Christianity & Gender Equality
- Tawanda Audacious Dzinouya
- Apr 5, 2021
- 3 min read
Today, women, just like men, are playing an equally significant role in various spheres of life. Nevertheless, it is only a few of them, the rest are shunned by the society regardless of their capabilities and potential.
Religion is an inseparable part of every society, in fact, it is the backbone of every society, and christianity remains the largest religion in the World, hence, the curiosity on where it stands with the issue of gender equality.

The Holy Bible seems to paint a patriarchal society portrait as the ideal image by instructing wives to submit themselves to their husbands as they do to the Lord because the husband is the head of the wife as Christ is the head of the Church (Ephesians 5:22-33 & Colossians 3:18-19 | NIV). The Oxford dictionary defines submitting as accepting or yielding to a superior force or to the authority or will of another person.
In the Biblical era, census did not even include women and children. When Jesus fed five thousand people with five loaves of bread and two fish, women and children were not counted (Matthew 14:21 | NIV). The number of the Israelites who fled from Egypt with Moses was recorded to be “about six hundred thousand men on foot, besides women and children” (Exodus 12:37 | NIV).
However, the value of women and children has never been undermined in the Holy Bible. The book was written in an era of warfare when every nation was marked from an ancient military perspective, being the size of its army. Therefore, women and children were probably not part of census mostly because they did not fight on the actual battlefield. However, women supported the soldiers from behind the scenes and children are always the future of any nation.
Further, Jesus defied patriarchy as he spoke to women in public, had close female friends, and put the children at the core of his message.
More so, the nation of Israel was once led by a female, Prophetess Debora, the fourth Judge of pre-monarchic Israel.
Prophetess Miriam, a sister to Moses was an important member of the team that led the Israelites from bondage to the promised land full of honey and milk.
Hence, one may agree that the Holy Bible has not undermined women but has equally recognized their significance in our society.
God fearfully and wonderfully made both women and men from “his own image” (Genesis 1:27 | NIV).
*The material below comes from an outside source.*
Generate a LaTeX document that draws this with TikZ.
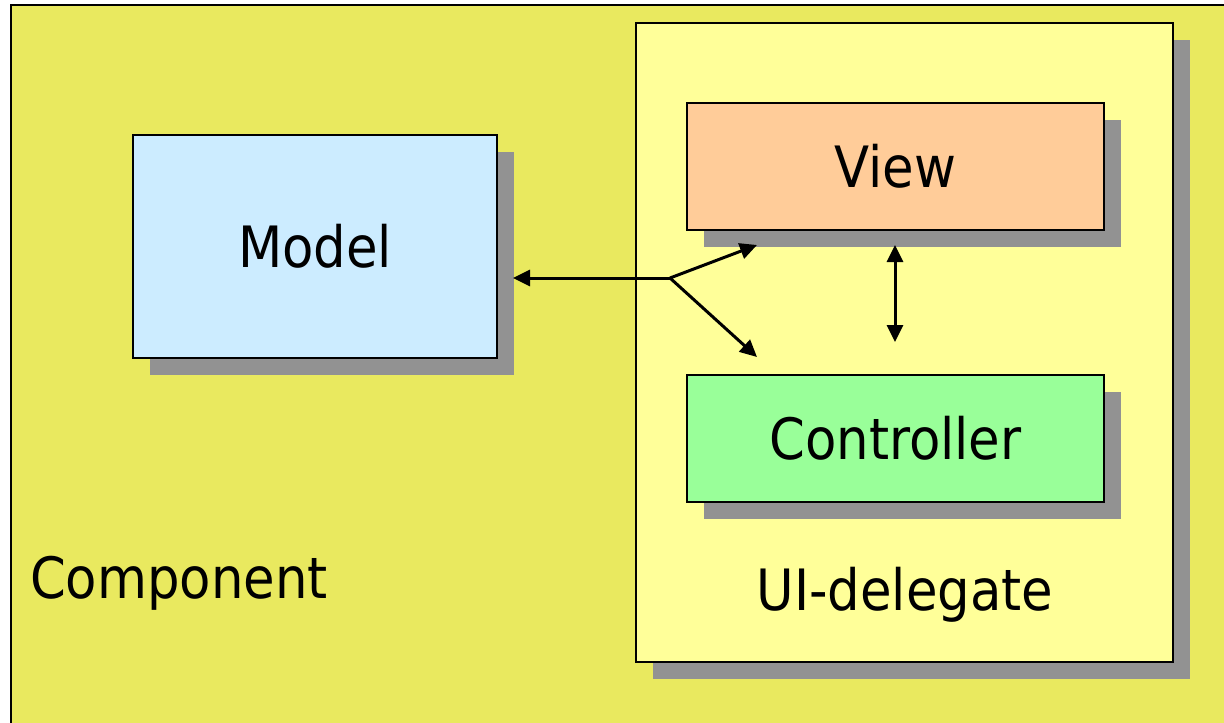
\documentclass[tikz,border=0pt]{standalone}
\usepackage{fontspec}
\setmainfont{DejaVu Sans Condensed}
\usetikzlibrary{shadows,arrows.meta}
\definecolor{outeryellow}{HTML}{E9E95F}
\definecolor{uiyellow}{HTML}{FFFF99}
\definecolor{modelblue}{HTML}{CCECFF}
\definecolor{vieworange}{HTML}{FFCC99}
\definecolor{ctrlgreen}{HTML}{99FF99}
\definecolor{shadowgray}{HTML}{929292}
\begin{document}
\begin{tikzpicture}[x=1pt,y=-1pt,
  box/.style={draw=black, line width=2pt, inner sep=0pt, anchor=north west,
    drop shadow={shadow xshift=17pt, shadow yshift=-17pt, fill=shadowgray, opacity=1},
    font=\fontsize{57}{61}\selectfont},
  lbl/.style={inner sep=0pt, font=\fontsize{57}{61}\selectfont},
  conn/.style={line width=3pt, -{Triangle[length=17pt,width=16pt]}},
  dconn/.style={line width=3pt, {Triangle[length=17pt,width=16pt]}-{Triangle[length=17pt,width=16pt]}}]
\useasboundingbox (0,0) rectangle (1224,723);
\fill[white] (0,0) rectangle (1224,723);
% component
\path[fill=outeryellow] (11,5) rectangle (1240,740);
\draw[line width=2pt] (11,740) -- (11,5) -- (1240,5);
\node[lbl, anchor=base west] (complbl) at (30,598) {Component};
% UI delegate
\node[box, fill=uiyellow, minimum width=537pt, minimum height=639pt] (ui) at (635,22) {};
\node[lbl, anchor=base] (uilbl) at (905,610) {UI-delegate};
% boxes
\node[box, fill=modelblue, minimum width=364pt, minimum height=223pt] (model) at (132,134) {Model};
\node[box, fill=vieworange, minimum width=417pt, minimum height=127pt] (view) at (686,102) {View};
\node[box, fill=ctrlgreen, minimum width=417pt, minimum height=127pt] (ctrl) at (686,374) {Controller};
% connectors
\coordinate (junc) at (670,278);
\coordinate (modelin) at (513,278);
\coordinate (viewin) at (757,245);
\coordinate (ctrlin) at (757,357);
\coordinate (vtop) at (895,245);
\coordinate (vbot) at (895,342);
\draw[conn] (junc) -- (modelin);
\draw[conn] (junc) -- (viewin);
\draw[conn] (junc) -- (ctrlin);
\draw[dconn] (vtop) -- (vbot);
\end{tikzpicture}
\end{document}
We are further informed that “a woman is not independent of man, nor is a man independent of a woman for as a woman came from a man, so also, a man is born of a woman, but everything comes from God” (1 Corinthians 11:11 NIV).
So, if both women and men were made from the image of the same God and from each other, neither of the two is better than the other.
One thing that is clear from the Holy Bible is that women and men are different in their own special way, and God did this for a good reason; otherwise, he would have just created either Adam or Eve, not both.
As stated above and to amplify the same point, the two genders received two different instructions; wives to submit to their husbands, and husbands to love their wives as their own bodies.
Today, most gender related problems stem from the fact that most men have forgotten their own instruction, to love their wives as they love themselves.
In a society where men truly love their wives, there would be no need to emancipate women because initially women would have been receiving equal social, economical, political and religious opportunities, most importantly not undermined.
We all know that love is not proud or self-seeking, hence, men with true love will fairly and equally consider women in everything, as they would for themselves.
The Holy Bible might have not explicitly advocated for gender equality but it stands firm and strong for something even greater, love. If we teach men to love, gender equality will soon become a non-issue.